THE TASK
Everything from the first line down to the line containing "plt.rcParams['font.family'] = ['Liberation" is to be retyped exactly, both ends included, with pictures left out.

:: GIVEN INFORMATION

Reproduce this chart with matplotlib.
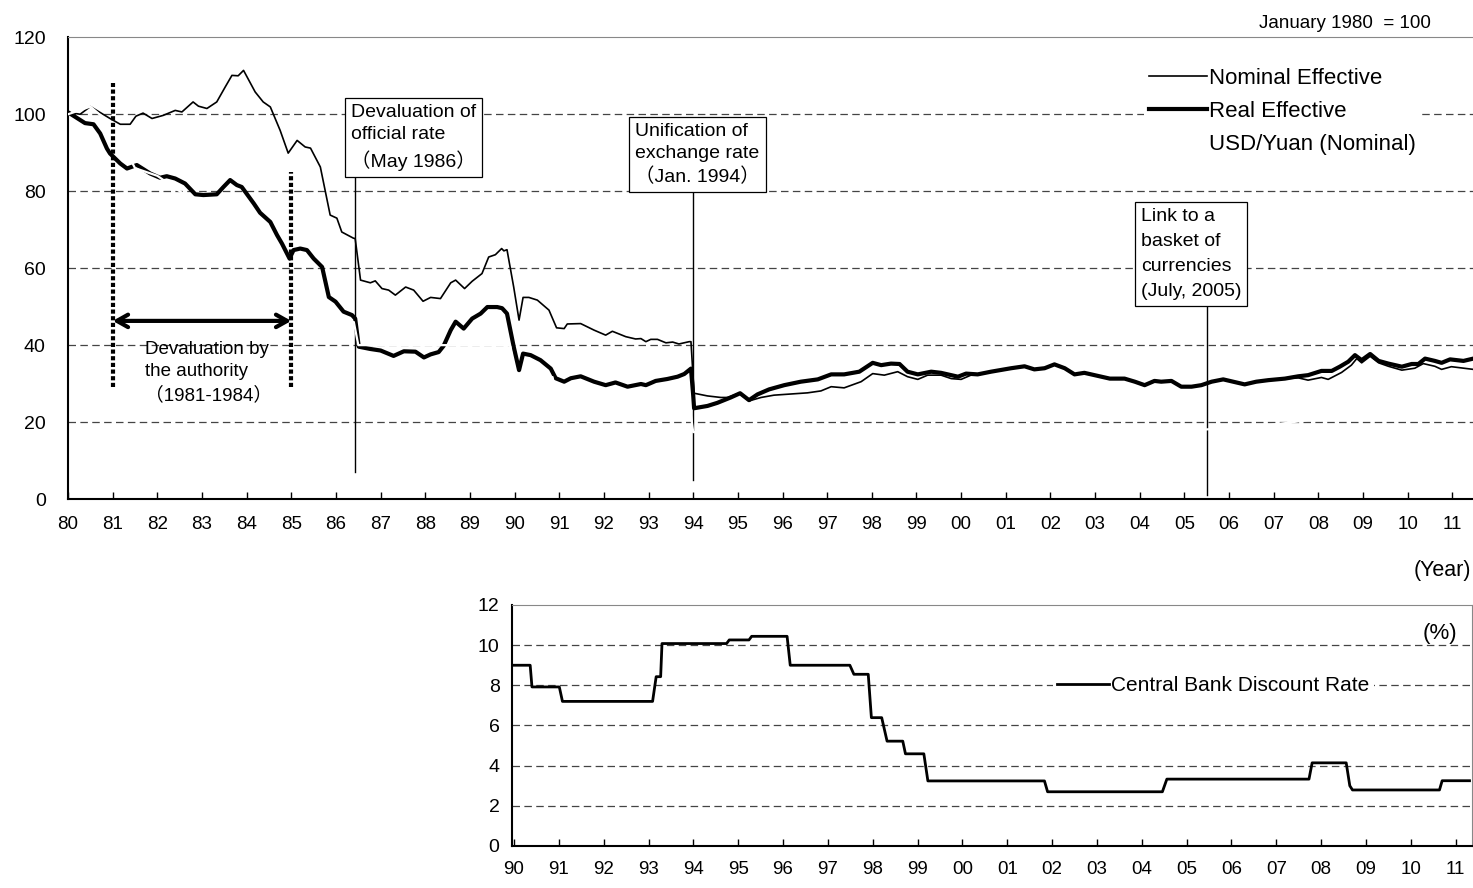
import numpy as np
import matplotlib.pyplot as plt

plt.rcParams['font.family'] = ['Liberation Sans', 'Noto Sans CJK JP', 'DejaVu Sans']

# Nominal effective exchange rate (Jan 1980 = 100)
nom_year = [1980.0, 1980.27, 1980.5, 1980.94, 1981.17, 1981.39, 1981.52, 1981.68, 1981.88, 1982.13,
            1982.4, 1982.55, 1982.8, 1982.92, 1983.11, 1983.33, 1983.52, 1983.67, 1983.81, 1983.93,
            1984.19, 1984.37, 1984.53, 1984.75, 1984.93, 1985.13, 1985.31, 1985.43, 1985.65, 1985.87,
            1986.02, 1986.13, 1986.39, 1986.43, 1986.55, 1986.77, 1986.88, 1987.03, 1987.18, 1987.33,
            1987.56, 1987.74, 1987.95, 1988.12, 1988.34, 1988.57, 1988.68, 1988.88, 1989.05, 1989.27,
            1989.42, 1989.57, 1989.71, 1989.76, 1989.83, 1989.98, 1990.1, 1990.19, 1990.32, 1990.51,
            1990.77, 1990.94, 1991.11, 1991.18, 1991.48, 1991.78, 1992.04, 1992.19, 1992.49, 1992.71,
            1992.83, 1992.94, 1993.05, 1993.2, 1993.39, 1993.54, 1993.68, 1993.91, 1993.95, 1994.02,
            1994.32, 1994.62, 1994.77, 1995.03, 1995.25, 1995.52, 1995.81, 1996.19, 1996.56, 1996.86,
            1997.09, 1997.38, 1997.76, 1998.02, 1998.28, 1998.58, 1998.8, 1999.03, 1999.25, 1999.55,
            1999.78, 2000.0, 2000.22, 2000.67, 2001.12, 2001.42, 2001.64, 2001.87, 2002.09, 2002.32,
            2002.54, 2002.76, 2002.99, 2003.33, 2003.66, 2003.89, 2004.11, 2004.33, 2004.48, 2004.71,
            2004.93, 2005.16, 2005.38, 2005.61, 2005.87, 2006.09, 2006.35, 2006.61, 2006.88, 2007.25,
            2007.55, 2007.77, 2008.07, 2008.22, 2008.52, 2008.74, 2008.86, 2008.97, 2009.16, 2009.35,
            2009.57, 2009.87, 2010.16, 2010.35, 2010.61, 2010.76, 2010.98, 2011.47]
nom_val = [100.5, 100.0, 102.0, 98.9, 97.4, 97.4, 99.5, 100.3, 98.9, 99.7,
           101.0, 100.6, 103.2, 102.1, 101.5, 103.2, 107.1, 110.1, 110.0, 111.4,
           105.8, 103.2, 101.9, 95.8, 89.9, 93.2, 91.5, 91.2, 86.3, 73.8,
           73.0, 69.4, 67.8, 67.7, 56.9, 56.2, 56.7, 54.7, 54.3, 53.0,
           55.1, 54.3, 51.4, 52.4, 52.1, 56.2, 56.9, 54.7, 56.6, 58.6,
           62.9, 63.5, 65.1, 64.5, 64.8, 55.1, 46.5, 52.4, 52.4, 51.7,
           49.1, 44.5, 44.3, 45.5, 45.6, 43.9, 42.6, 43.6, 42.2, 41.6,
           41.7, 40.9, 41.5, 41.5, 40.6, 40.8, 40.3, 40.9, 40.9, 27.5,
           26.8, 26.4, 26.4, 27.5, 25.5, 26.4, 27.0, 27.3, 27.6, 28.1,
           29.2, 28.9, 30.5, 32.6, 32.2, 33.1, 31.8, 31.1, 32.2, 32.2,
           31.3, 31.1, 32.2, 33.1, 34.0, 34.5, 33.7, 34.0, 35.0, 34.0,
           32.4, 32.8, 32.2, 31.3, 31.3, 30.5, 29.6, 30.7, 30.5, 30.7,
           29.2, 29.2, 29.6, 30.5, 31.1, 30.5, 29.8, 30.5, 30.9, 31.3,
           31.5, 30.9, 31.6, 31.1, 32.9, 34.8, 36.5, 35.4, 37.1, 35.4,
           34.5, 33.5, 34.0, 35.2, 34.5, 33.7, 34.4, 33.7]

# Real effective exchange rate (Jan 1980 = 100)
real_year = [1980.0, 1980.38, 1980.57, 1980.72, 1980.87, 1980.94, 1981.17, 1981.32, 1981.54, 1981.84,
             1982.06, 1982.21, 1982.4, 1982.62, 1982.85, 1983.03, 1983.33, 1983.48, 1983.63, 1983.78,
             1983.89, 1984.16, 1984.3, 1984.53, 1984.68, 1984.79, 1984.96, 1985.05, 1985.2, 1985.35,
             1985.5, 1985.69, 1985.84, 1985.99, 1986.17, 1986.36, 1986.43, 1986.51, 1986.77, 1987.0,
             1987.29, 1987.52, 1987.78, 1987.97, 1988.12, 1988.3, 1988.41, 1988.57, 1988.68, 1988.86,
             1989.05, 1989.24, 1989.39, 1989.61, 1989.72, 1989.83, 1989.98, 1990.1, 1990.19, 1990.36,
             1990.58, 1990.81, 1990.92, 1991.11, 1991.26, 1991.48, 1991.78, 1992.04, 1992.26, 1992.53,
             1992.83, 1992.94, 1993.16, 1993.42, 1993.65, 1993.8, 1993.95, 1994.0, 1994.02, 1994.32,
             1994.54, 1994.84, 1995.05, 1995.25, 1995.44, 1995.7, 1996.04, 1996.41, 1996.79, 1997.09,
             1997.38, 1997.72, 1998.02, 1998.21, 1998.43, 1998.62, 1998.8, 1999.03, 1999.33, 1999.55,
             1999.93, 2000.11, 2000.37, 2000.67, 2001.12, 2001.42, 2001.64, 2001.87, 2002.09, 2002.32,
             2002.54, 2002.76, 2002.99, 2003.33, 2003.66, 2003.89, 2004.11, 2004.33, 2004.48, 2004.71,
             2004.93, 2005.16, 2005.38, 2005.61, 2005.87, 2006.09, 2006.35, 2006.61, 2006.88, 2007.25,
             2007.55, 2007.77, 2008.07, 2008.3, 2008.48, 2008.67, 2008.82, 2008.97, 2009.16, 2009.35,
             2009.57, 2009.87, 2010.09, 2010.24, 2010.39, 2010.61, 2010.76, 2010.95, 2011.25, 2011.47]
real_val = [100.5, 97.7, 97.4, 95.0, 91.1, 89.8, 87.2, 85.9, 86.8, 84.6,
            83.5, 83.9, 83.3, 82.0, 79.2, 79.0, 79.2, 81.1, 82.9, 81.6,
            81.1, 76.8, 74.4, 72.0, 68.6, 66.4, 62.5, 64.7, 65.1, 64.7,
            62.5, 60.3, 52.5, 51.3, 48.7, 47.8, 46.9, 39.6, 39.0, 38.6,
            37.2, 38.4, 38.3, 36.8, 37.6, 38.2, 39.8, 43.9, 46.1, 44.3,
            46.9, 48.2, 49.9, 49.9, 49.6, 48.2, 39.6, 33.5, 37.8, 37.4,
            36.1, 33.9, 31.4, 30.5, 31.4, 31.9, 30.5, 29.6, 30.3, 29.2,
            29.9, 29.6, 30.7, 31.2, 31.8, 32.5, 33.9, 27.0, 23.6, 24.2,
            25.0, 26.4, 27.5, 25.7, 27.2, 28.5, 29.6, 30.5, 31.1, 32.4,
            32.4, 33.1, 35.4, 34.8, 35.2, 35.1, 33.1, 32.4, 33.1, 32.8,
            31.8, 32.6, 32.4, 33.1, 34.0, 34.5, 33.7, 34.0, 35.0, 34.0,
            32.4, 32.8, 32.2, 31.3, 31.3, 30.5, 29.6, 30.7, 30.5, 30.7,
            29.2, 29.2, 29.6, 30.5, 31.1, 30.5, 29.8, 30.5, 30.9, 31.3,
            31.9, 32.2, 33.3, 33.3, 34.4, 35.7, 37.4, 36.1, 37.7, 35.9,
            35.2, 34.4, 35.1, 35.1, 36.5, 35.9, 35.4, 36.3, 35.9, 36.5]

# USD/Yuan (nominal), Jan 1980 = 100 -- drawn in white in the original
usd_year = [1980.0, 1980.5, 1981.0, 1981.5, 1982.0, 1982.5, 1983.0, 1983.5, 1984.0, 1984.5,
            1984.9, 1985.5, 1985.9, 1986.4, 1986.5, 1989.9, 1990.0, 1990.85, 1990.9, 1991.5,
            1992.0, 1992.5, 1993.0, 1993.9, 1994.0, 1995.0, 1996.0, 2005.5, 2006.0, 2006.9,
            2007.5, 2008.0, 2008.5, 2010.4, 2011.0, 2011.5]
usd_val = [100.0, 102.0, 97.0, 86.0, 84.0, 80.0, 76.0, 76.0, 75.0, 65.0,
           54.0, 52.0, 47.0, 46.0, 40.0, 40.0, 31.7, 31.7, 28.7, 28.2,
           27.4, 27.0, 26.0, 26.0, 17.4, 17.9, 18.0, 18.1, 18.6, 19.2,
           20.1, 21.0, 21.9, 21.9, 22.7, 23.2]

# Central bank discount rate (%)
rate_year = [1990.0, 1990.36, 1990.4, 1991.01, 1991.08, 1993.09, 1993.17, 1993.27, 1993.3, 1994.74,
             1994.8, 1995.24, 1995.3, 1996.09, 1996.16, 1997.49, 1997.58, 1997.9, 1997.97, 1998.2,
             1998.32, 1998.67, 1998.73, 1999.14, 1999.23, 2001.83, 2001.9, 2004.46, 2004.56, 2007.73,
             2007.8, 2008.56, 2008.64, 2008.7, 2010.64, 2010.7, 2011.31]
rate_val = [9.0, 9.0, 7.92, 7.92, 7.2, 7.2, 8.43, 8.43, 10.08, 10.08,
            10.26, 10.26, 10.44, 10.44, 9.0, 9.0, 8.55, 8.55, 6.39, 6.39,
            5.22, 5.22, 4.59, 4.59, 3.24, 3.24, 2.7, 2.7, 3.33, 3.33,
            4.14, 4.14, 3.0, 2.79, 2.79, 3.25, 3.25]

top_years = list(range(1980, 2012))
bottom_years = list(range(1990, 2012))

# events: (date, label, text left, text top, line bottom, line spacing)
events = [
    (1986.42, 'Devaluation of\nofficial rate\n（May 1986）', 1986.34, 102.6, 7, 1.4),
    (1994.0, 'Unification of\nexchange rate\n（Jan. 1994）', 1992.7, 97.8, 5, 1.4),
    (2005.5, 'Link to a\nbasket of\ncurrencies\n(July, 2005)', 2004.03, 75.7, 1, 1.62),
]
deval_start, deval_end = 1981.0, 1985.0

fig = plt.figure(figsize=(14.73, 8.88), dpi=100)
ax = fig.add_axes([0.0462, 0.438, 0.954, 0.520])
ax2 = fig.add_axes([0.3476, 0.0473, 0.6514, 0.2714])

grid_kw = dict(color='#444444', lw=0.9, dashes=(6, 3.5))

# ---- top chart ----
ax.plot(nom_year, nom_val, color='black', lw=1.2, label='Nominal Effective', zorder=3)
ax.plot(real_year, real_val, color='black', lw=3.0, label='Real Effective', zorder=3)
ax.plot(usd_year, usd_val, color='white', lw=1.6, label='USD/Yuan (Nominal)', zorder=4)

for v in [20, 40, 60, 80, 100]:
    ax.axhline(v, zorder=1, **grid_kw)

ax.set_xlim(1980, 2011.47)
ax.set_ylim(0, 120)
ax.set_yticks(range(0, 121, 20))
ax.set_xticks(top_years)
ax.set_xticklabels(['%02d' % (y % 100) for y in top_years])
ax.tick_params(axis='x', direction='in', length=5, width=1, labelsize=13.5, pad=12)
ax.tick_params(axis='y', length=0, labelsize=14, pad=16)
ax.spines['top'].set_color('#888888')
ax.spines['right'].set_visible(False)
for s in ['left', 'bottom']:
    ax.spines[s].set_linewidth(1.5)

for ex, label, tx, ty, ybot, ls in events:
    ax.plot([ex, ex], [ybot, ty - 12], color='black', lw=1, zorder=2)
    ax.text(tx, ty, label, fontsize=14, va='top', ha='left', linespacing=ls, zorder=5,
            bbox=dict(boxstyle='square,pad=0.3', fc='white', ec='black', lw=0.9))

for xv, ytop in [(deval_start, 108), (deval_end, 85)]:
    ax.plot([xv, xv], [29, ytop], color='black', lw=3, ls=(0, (1, 0.6)), zorder=4)
ax.annotate('', xy=(deval_start, 46.3), xytext=(deval_end, 46.3),
            arrowprops=dict(arrowstyle='<->,head_length=0.8,head_width=0.45', lw=3,
                            color='black', shrinkA=0, shrinkB=0),
            zorder=4)
ax.text(1981.72, 41.2, 'Devaluation by\nthe authority\n（1981-1984）', fontsize=13.5, va='top',
        ha='left', linespacing=1.45)

ax.text(0.97, 1.03, 'January 1980  = 100', transform=ax.transAxes, fontsize=13.5,
        ha='right', va='center')
ax.text(0.9985, -0.155, '(Year)', transform=ax.transAxes, fontsize=15.5, ha='right', va='center')

leg = ax.legend(loc='upper left', bbox_to_anchor=(0.766, 0.944), fontsize=16, frameon=True,
                handlelength=2.6, handletextpad=0.1, labelspacing=0.55, borderpad=0.2,
                borderaxespad=0)
leg.get_frame().set_edgecolor('none')
leg.get_frame().set_facecolor('white')
leg.get_frame().set_alpha(1)
leg.set_zorder(6)

# ---- bottom chart ----
ax2.plot(rate_year, rate_val, color='black', lw=2, label='Central Bank Discount Rate', zorder=3)
for v in [2, 4, 6, 8, 10]:
    ax2.axhline(v, zorder=1, **grid_kw)
ax2.set_xlim(1989.955, 2011.355)
ax2.set_ylim(0, 12)
ax2.set_yticks(range(0, 13, 2))
ax2.set_xticks(bottom_years)
ax2.set_xticklabels(['%02d' % (y % 100) for y in bottom_years])
ax2.tick_params(axis='x', direction='in', length=5, width=1, labelsize=13.5, pad=11)
ax2.tick_params(axis='y', length=0, labelsize=14, pad=9)
ax2.spines['top'].set_color('#888888')
ax2.spines['right'].set_color('#888888')
for s in ['left', 'bottom']:
    ax2.spines[s].set_linewidth(1.5)
ax2.text(0.985, 0.88, '(%)', transform=ax2.transAxes, fontsize=16, ha='right', va='center')

leg2 = ax2.legend(loc='center', bbox_to_anchor=(0.731, 0.664), fontsize=15, frameon=True,
                  handlelength=2.5, handletextpad=0.1, borderpad=0.2, borderaxespad=0)
leg2.get_frame().set_edgecolor('none')
leg2.get_frame().set_facecolor('white')
leg2.get_frame().set_alpha(1)

fig.savefig('out.png', dpi=100)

::::

WRITTEN ANSWER
Reproduce this chart with matplotlib.
import numpy as np
import matplotlib.pyplot as plt

plt.rcParams['font.family'] = ['Liberation Sans', 'Noto Sans CJK JP', 'DejaVu Sans']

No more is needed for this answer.